Springtime for Hitler . . .
by Katharine NilesCynicism, says my friend Dave (see Tombstone I) is the result of "frayed idealism," and so here I sit, hoping every year for bunnies and green grass and tulips and budding leaves to happen all at once. I should know better, of course, being a child of the Rockies. But I don't. My body craves all that by the time mid-March rolls around, and like an idiot I cling to the few warm days as if they might actually last. When they don't I'm left bitter, unresilient, my nose plugged from allergies and this year, anyway, colossal amounts of dust.
This spring has been worse than others. For a couple weeks there we had, as I said, dust. Big wind. Arizona blew into town and stayed.
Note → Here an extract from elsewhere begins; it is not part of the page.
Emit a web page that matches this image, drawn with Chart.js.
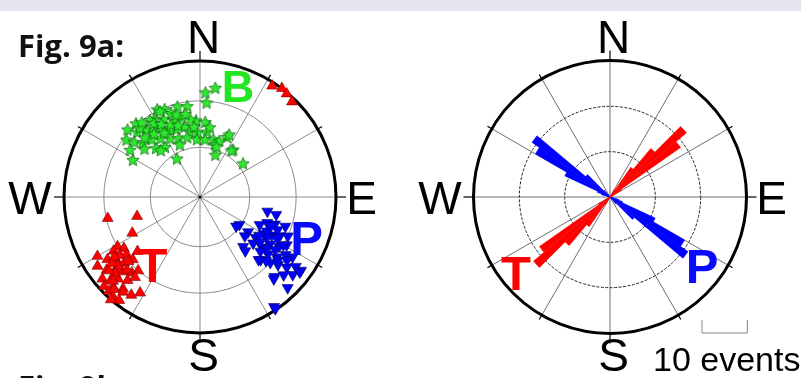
<!DOCTYPE html>
<html>
<head>
<meta charset="utf-8">
<script src="https://cdn.jsdelivr.net/npm/chart.js@4.4.1/dist/chart.umd.min.js"></script>
<style>
  html, body { margin: 0; padding: 0; background: #fff; }
  #page { position: relative; width: 801px; height: 378px; overflow: hidden; background: #fff; }
  #band { position: absolute; left: 0; top: 0; width: 801px; height: 11px; background: #e5e5f2; }
  canvas { position: absolute; top: 0; }
  #stereo { left: 0; }
  #rose { left: 400px; }
</style>
</head>
<body>
<div id="page">
  <canvas id="stereo" width="400" height="378"></canvas>
  <canvas id="rose" width="401" height="378"></canvas>
  <div id="band"></div>
</div>
<script>
'use strict';

// ---- Data ----
// Principal axes, [trend, plunge] in degrees (lower hemisphere)
const bAxes = [
  [3, 24], [8, 20], [4, 31], [334, 29], [338, 31], [346, 32], [352, 33], [341, 35],
  [330, 34], [335, 37], [341, 40], [347, 40], [319, 29], [313, 28], [316, 34], [321, 37],
  [326, 38], [330, 41], [335, 44], [341, 46], [348, 46], [357, 43], [4, 44], [351, 50],
  [358, 51], [6, 50], [308, 32], [310, 37], [313, 42], [320, 44], [326, 47], [333, 50],
  [340, 52], [348, 53], [357, 55], [5, 55], [13, 54], [16, 57], [24, 50], [35, 55],
  [20, 63], [52, 57], [299, 43], [329, 63], [318, 50], [325, 53], [311, 45], [327, 33],
  [335, 31], [317, 40], [353, 42], [336, 45], [339, 56], [320, 53], [19, 54], [8, 47],
  [319, 33], [304, 38], [18, 58], [25, 48], [34, 56], [328, 36], [332, 39], [338, 42],
  [344, 37], [322, 31], [343, 44], [350, 38], [355, 47], [324, 42], [331, 45]
];
const tAxes = [
  [33, 3], [37, 0], [40, 1], [44, 3],
  [257, 31], [253, 50], [242, 43], [240, 14], [239, 30], [236, 33], [238, 26], [232, 32],
  [229, 39], [236, 19], [233, 24], [229, 27], [227, 33], [232, 14], [229, 19], [226, 22],
  [222, 26], [220, 30], [230, 7], [227, 11], [225, 16], [221, 20], [219, 25], [227, 4],
  [224, 9], [220, 13], [224, 4], [221, 3], [219, 11], [215, 13], [212, 18], [218, 4],
  [221, 0], [236, 10], [230, 22], [234, 28], [228, 17], [225, 25], [231, 15], [226, 12],
  [223, 8], [233, 20], [228, 30], [235, 24]
];
const pAxes = [
  [102, 48], [103, 42], [125, 61], [126, 54], [115, 50], [111, 46], [110, 41], [109, 34],
  [131, 54], [126, 48], [120, 45], [118, 40], [116, 35], [114, 30], [139, 50], [131, 47],
  [129, 41], [124, 38], [122, 32], [119, 28], [136, 36], [130, 35], [128, 29], [124, 25],
  [123, 20], [133, 30], [131, 25], [129, 19], [126, 14], [126, 9], [137, 21], [133, 17],
  [130, 12], [127, 9], [136, 8], [146, 3], [129, 62], [140, 47], [137, 37], [138, 20],
  [118, 36], [121, 42], [125, 33], [128, 38], [123, 47], [117, 44], [113, 38], [127, 44],
  [132, 40], [120, 30], [126, 22], [129, 27], [134, 33], [112, 43], [146, 1]
];

// Rose diagram: 5-degree trend bins clockwise from north
const roseBinStarts = [
    0,   5,  10,  15,  20,  25,  30,  35,  40,  45,  50,  55,
   60,  65,  70,  75,  80,  85,  90,  95, 100, 105, 110, 115,
  120, 125, 130, 135, 140, 145, 150, 155, 160, 165, 170, 175,
  180, 185, 190, 195, 200, 205, 210, 215, 220, 225, 230, 235,
  240, 245, 250, 255, 260, 265, 270, 275, 280, 285, 290, 295,
  300, 305, 310, 315, 320, 325, 330, 335, 340, 345, 350, 355
];
const tRoseCounts = [
  0, 0, 0, 0, 0, 0, 2, 8, 14, 22, 19, 3,
  0, 0, 0, 0, 0, 0, 0, 0, 0, 0, 0, 0,
  0, 0, 0, 0, 0, 0, 0, 0, 0, 0, 0, 0,
  0, 0, 0, 0, 0, 0, 2, 8, 14, 22, 19, 3,
  0, 0, 0, 0, 0, 0, 0, 0, 0, 0, 0, 0,
  0, 0, 0, 0, 0, 0, 0, 0, 0, 0, 0, 0
];
const pRoseCounts = [
  0, 0, 0, 0, 0, 0, 0, 0, 0, 0, 0, 0,
  0, 0, 0, 0, 0, 0, 0, 0, 0, 2, 3, 11,
  19, 21, 7, 2, 0, 0, 0, 0, 0, 0, 0, 0,
  0, 0, 0, 0, 0, 0, 0, 0, 0, 0, 0, 0,
  0, 0, 0, 0, 0, 0, 0, 0, 0, 2, 3, 11,
  19, 21, 7, 2, 0, 0, 0, 0, 0, 0, 0, 0
];

const netPlunges = [30, 60];      // small circles on the stereonet
const roseMaxEvents = 30;
const roseStep = 10;
const scaleBarEvents = 10;

// ---- Helpers ----
const DEG = Math.PI / 180;
const LABEL_FONT = '46px "Liberation Sans", Arial, sans-serif';
const LETTER_FONT = 'bold 49px "Liberation Sans", Arial, sans-serif';

// Equal-area (Schmidt) projection, unit radius
function project(trend, plunge) {
  const r = Math.SQRT2 * Math.sin((90 - plunge) * DEG / 2);
  return { x: r * Math.sin(trend * DEG), y: r * Math.cos(trend * DEG) };
}

function starImage(size, fill, stroke) {
  const c = document.createElement('canvas');
  c.width = c.height = size;
  const g = c.getContext('2d');
  const cx = size / 2, cy = size / 2 + 0.6, ro = size / 2 - 0.5, ri = ro * 0.46;
  g.beginPath();
  for (let i = 0; i < 10; i++) {
    const r = i % 2 ? ri : ro;
    const a = -Math.PI / 2 + i * Math.PI / 5;
    g.lineTo(cx + r * Math.cos(a), cy + r * Math.sin(a));
  }
  g.closePath();
  g.fillStyle = fill;
  g.fill();
  g.lineWidth = 0.7;
  g.strokeStyle = stroke;
  g.stroke();
  return c;
}

function drawSpokes(ctx, cx, cy, R, color, width) {
  ctx.save();
  ctx.strokeStyle = color;
  ctx.lineWidth = width;
  for (let a = 0; a < 360; a += 30) {
    ctx.beginPath();
    ctx.moveTo(cx, cy);
    ctx.lineTo(cx + Math.sin(a * DEG) * R, cy - Math.cos(a * DEG) * R);
    ctx.stroke();
  }
  ctx.restore();
}

// Thick primitive circle, tick marks every 30 degrees and compass letters
function drawRim(ctx, cx, cy, R) {
  ctx.save();
  ctx.strokeStyle = '#000';
  ctx.lineWidth = 3;
  ctx.beginPath();
  ctx.arc(cx, cy, R, 0, 2 * Math.PI);
  ctx.stroke();
  ctx.lineWidth = 1.2;
  for (let a = 0; a < 360; a += 30) {
    const len = a % 90 === 0 ? 10 : 5;
    const s = Math.sin(a * DEG), c = Math.cos(a * DEG);
    ctx.beginPath();
    ctx.moveTo(cx + s * (R - 1), cy - c * (R - 1));
    ctx.lineTo(cx + s * (R + len), cy - c * (R + len));
    ctx.stroke();
  }
  ctx.fillStyle = '#000';
  ctx.font = LABEL_FONT;
  ctx.textAlign = 'center';
  ctx.textBaseline = 'alphabetic';
  ctx.fillText('N', cx + 3.5, cy - 144);
  ctx.fillText('S', cx + 3.5, cy + 174);
  ctx.fillText('W', cx - 170, cy + 16.5);
  ctx.fillText('E', cx + 161.5, cy + 16.5);
  ctx.restore();
}

function drawLetter(ctx, text, color, x, y, font) {
  ctx.save();
  ctx.fillStyle = color;
  ctx.font = font || LETTER_FONT;
  ctx.textAlign = 'center';
  ctx.textBaseline = 'alphabetic';
  ctx.fillText(text, x, y);
  ctx.restore();
}

// ---- Stereonet (scatter) ----
const stereoNet = {
  id: 'stereoNet',
  beforeDatasetsDraw(chart) {
    const { ctx, scales: { x, y } } = chart;
    const cx = x.getPixelForValue(0), cy = y.getPixelForValue(0);
    const R = x.getPixelForValue(1) - cx;
    ctx.save();
    ctx.strokeStyle = '#8c8c8c';
    ctx.lineWidth = 1;
    netPlunges.forEach(p => {
      const r = Math.abs(project(0, p).y) * R;
      ctx.beginPath();
      ctx.arc(cx, cy, r, 0, 2 * Math.PI);
      ctx.stroke();
    });
    ctx.restore();
    drawSpokes(ctx, cx, cy, R, '#8c8c8c', 1);
    ctx.save();
    ctx.fillStyle = '#000';
    ctx.beginPath();
    ctx.arc(cx, cy, 1.6, 0, 2 * Math.PI);
    ctx.fill();
    ctx.restore();
    drawRim(ctx, cx, cy, R);
  },
  afterDatasetsDraw(chart) {
    const { ctx, scales: { x, y } } = chart;
    const cx = x.getPixelForValue(0), cy = y.getPixelForValue(0);
    drawLetter(ctx, 'B', '#22e622', cx + 38, cy - 95, 'bold 45px "Liberation Sans", Arial, sans-serif');
    drawLetter(ctx, 'T', '#ff0000', cx - 47.5, cy + 85);
    drawLetter(ctx, 'P', '#0a0aff', cx + 106.5, cy + 58);

    ctx.save();
    ctx.fillStyle = '#111';
    ctx.font = 'bold 31px "Open Sans", "DejaVu Sans", sans-serif';
    ctx.textAlign = 'left';
    ctx.fillText('Fig. 9a:', 18, 57);
    ctx.fillText('Fig. 9b:', 18, 398);
    ctx.restore();
  }
};

const starImg = starImage(14, '#2ee82e', '#0b5e0b');

new Chart(document.getElementById('stereo'), {
  type: 'scatter',
  data: {
    datasets: [
      {
        label: 'B',
        data: bAxes.map(a => project(a[0], a[1])),
        pointStyle: starImg,
        pointRadius: 7,
        clip: false,
      },
      {
        label: 'T',
        data: tAxes.map(a => project(a[0], a[1])),
        pointStyle: 'triangle',
        pointRadius: 6.3,
        backgroundColor: '#ff0000',
        borderColor: '#7a0000',
        borderWidth: 0.6,
        clip: false,
      },
      {
        label: 'P',
        data: pAxes.map(a => project(a[0], a[1])),
        pointStyle: 'triangle',
        rotation: 180,
        pointRadius: 6.4,
        backgroundColor: '#0000ff',
        borderColor: '#00005e',
        borderWidth: 0.6,
        clip: false,
      }
    ]
  },
  options: {
    responsive: false,
    animation: false,
    events: [],
    layout: { padding: { left: 64, right: 64, top: 61, bottom: 45 } },
    scales: {
      x: { type: 'linear', min: -1, max: 1, display: false },
      y: { type: 'linear', min: -1, max: 1, display: false }
    },
    plugins: { legend: { display: false }, tooltip: { enabled: false } }
  },
  plugins: [stereoNet]
});

// ---- Rose diagram (polar area) ----
const roseFrame = {
  id: 'roseFrame',
  beforeDatasetsDraw(chart) {
    const r = chart.scales.r;
    drawSpokes(chart.ctx, r.xCenter, r.yCenter, r.drawingArea, '#4a4a4a', 0.8);
  },
  afterDraw(chart) {
    const { ctx } = chart;
    const r = chart.scales.r;
    const cx = r.xCenter, cy = r.yCenter, R = r.drawingArea;
    drawRim(ctx, cx, cy, R + 0.5);
    drawLetter(ctx, 'T', '#ff0000', cx - 94, cy + 93);
    drawLetter(ctx, 'P', '#0a0aff', cx + 92, cy + 86);

    // scale bar
    const len = r.getDistanceFromCenterForValue(scaleBarEvents);
    const x0 = cx + 92, yb = cy + 136;
    ctx.save();
    ctx.strokeStyle = '#8a8a8a';
    ctx.lineWidth = 1;
    ctx.beginPath();
    ctx.moveTo(x0, yb - 13);
    ctx.lineTo(x0, yb);
    ctx.lineTo(x0 + len, yb);
    ctx.lineTo(x0 + len, yb - 13);
    ctx.stroke();
    ctx.fillStyle = '#000';
    ctx.font = '34px "Liberation Sans", Arial, sans-serif';
    ctx.textAlign = 'left';
    ctx.fillText(scaleBarEvents + ' events', cx + 43, cy + 174);
    ctx.restore();
  }
};

new Chart(document.getElementById('rose'), {
  type: 'polarArea',
  data: {
    labels: roseBinStarts,
    datasets: [
      { label: 'T', data: tRoseCounts, backgroundColor: '#ff0000', borderColor: '#ff0000', borderWidth: 0.5 },
      { label: 'P', data: pRoseCounts, backgroundColor: '#0000ff', borderColor: '#0000ff', borderWidth: 0.5 }
    ]
  },
  options: {
    responsive: false,
    animation: false,
    events: [],
    layout: { padding: { left: 74, right: 55, top: 61, bottom: 45 } },
    scales: {
      r: {
        min: 0,
        max: roseMaxEvents,
        startAngle: 0,
        ticks: { display: false, stepSize: roseStep },
        grid: { circular: true, color: '#222', lineWidth: 1 },
        border: { dash: [3, 1.5] },
        angleLines: { display: false },
        pointLabels: { display: false }
      }
    },
    plugins: { legend: { display: false }, tooltip: { enabled: false } }
  },
  plugins: [roseFrame]
});
</script>
</body>
</html>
My driveway still has scalloped red-dust swirls in its minute concrete contours ? contours I didn't even know it had until the dust defined them. Then it would attempt to snow. I live at 7,800 feet so you would think the snow would be a substantial 3-6" drop of wet spring glop. But we got, instead, a dusting. This happened several times. I was glad to see the high country received more, but already I'm thinking, "This is Fire Heaven brewing, and just what the global warming docs ordered ? drier lower elevations." The temperature differential was rather astonishing, too. Mid-60s while the dust blew; mid-30s when the storms came in.
Mood swings. Seasonal Affective Disorder, Pissy Variety. Biblical feel to the horizon when the dust blocked the mountains. Blech.
Today was the first nice day in quite a while. I actually got out on my road bike for the first time. I'd expected to do so a lot sooner. But so be it. As in the Mel Brooks' song classic, I'll whistle "Springtime for Hitler" while thinking I live in the song's equivalent of Poland and France. Only I don't. And I continue to have these annoying moments of sheer bliss after riding through a day such as this one. Those Rockies. They con you. A friend of mine says the Navajo say they're a curse. So beautiful you'll never leave, even when you want to.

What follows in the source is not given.